Restate the data word for word and leave the images out.

================

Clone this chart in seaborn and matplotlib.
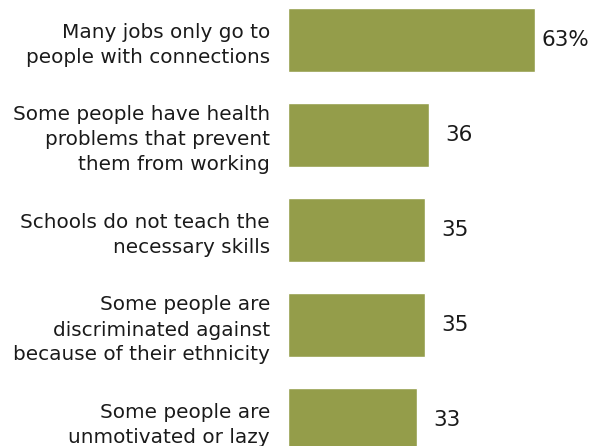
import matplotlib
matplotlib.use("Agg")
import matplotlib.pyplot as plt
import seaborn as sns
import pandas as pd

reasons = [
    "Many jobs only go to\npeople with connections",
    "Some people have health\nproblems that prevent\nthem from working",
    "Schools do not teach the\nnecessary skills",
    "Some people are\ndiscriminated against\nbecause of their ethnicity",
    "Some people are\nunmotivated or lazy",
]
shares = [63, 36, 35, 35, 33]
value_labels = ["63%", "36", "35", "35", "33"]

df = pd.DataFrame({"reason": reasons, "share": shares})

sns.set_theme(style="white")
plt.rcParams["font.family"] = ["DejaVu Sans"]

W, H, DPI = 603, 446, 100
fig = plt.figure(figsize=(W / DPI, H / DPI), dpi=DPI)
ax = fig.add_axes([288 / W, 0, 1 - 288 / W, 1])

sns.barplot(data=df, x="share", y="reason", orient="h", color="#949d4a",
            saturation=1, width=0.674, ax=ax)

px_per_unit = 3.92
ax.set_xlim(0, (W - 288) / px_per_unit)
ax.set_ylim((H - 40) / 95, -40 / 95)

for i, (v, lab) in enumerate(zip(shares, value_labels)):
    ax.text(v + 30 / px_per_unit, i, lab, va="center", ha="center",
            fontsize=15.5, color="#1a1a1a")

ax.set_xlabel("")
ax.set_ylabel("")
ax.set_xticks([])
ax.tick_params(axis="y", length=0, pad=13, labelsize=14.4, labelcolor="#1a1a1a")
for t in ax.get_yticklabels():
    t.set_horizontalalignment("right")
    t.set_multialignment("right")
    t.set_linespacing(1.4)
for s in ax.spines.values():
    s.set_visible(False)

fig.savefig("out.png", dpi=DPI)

================

RESPONSE BELOW =
Clone this chart in seaborn and matplotlib.
import matplotlib
matplotlib.use("Agg")
import matplotlib.pyplot as plt
import seaborn as sns
import pandas as pd

reasons = [
    "Many jobs only go to\npeople with connections",
    "Some people have health\nproblems that prevent\nthem from working",
    "Schools do not teach the\nnecessary skills",
    "Some people are\ndiscriminated against\nbecause of their ethnicity",
    "Some people are\nunmotivated or lazy",
]
shares = [63, 36, 35, 35, 33]
value_labels = ["63%", "36", "35", "35", "33"]

df = pd.DataFrame({"reason": reasons, "share": shares})

sns.set_theme(style="white")
plt.rcParams["font.family"] = ["DejaVu Sans"]

W, H, DPI = 603, 446, 100
fig = plt.figure(figsize=(W / DPI, H / DPI), dpi=DPI)
ax = fig.add_axes([288 / W, 0, 1 - 288 / W, 1])

sns.barplot(data=df, x="share", y="reason", orient="h", color="#949d4a",
            saturation=1, width=0.674, ax=ax)

px_per_unit = 3.92
ax.set_xlim(0, (W - 288) / px_per_unit)
ax.set_ylim((H - 40) / 95, -40 / 95)

for i, (v, lab) in enumerate(zip(shares, value_labels)):
    ax.text(v + 30 / px_per_unit, i, lab, va="center", ha="center",
            fontsize=15.5, color="#1a1a1a")

ax.set_xlabel("")
ax.set_ylabel("")
ax.set_xticks([])
ax.tick_params(axis="y", length=0, pad=13, labelsize=14.4, labelcolor="#1a1a1a")
for t in ax.get_yticklabels():
    t.set_horizontalalignment("right")
    t.set_multialignment("right")
    t.set_linespacing(1.4)
for s in ax.spines.values():
    s.set_visible(False)

fig.savefig("out.png", dpi=DPI)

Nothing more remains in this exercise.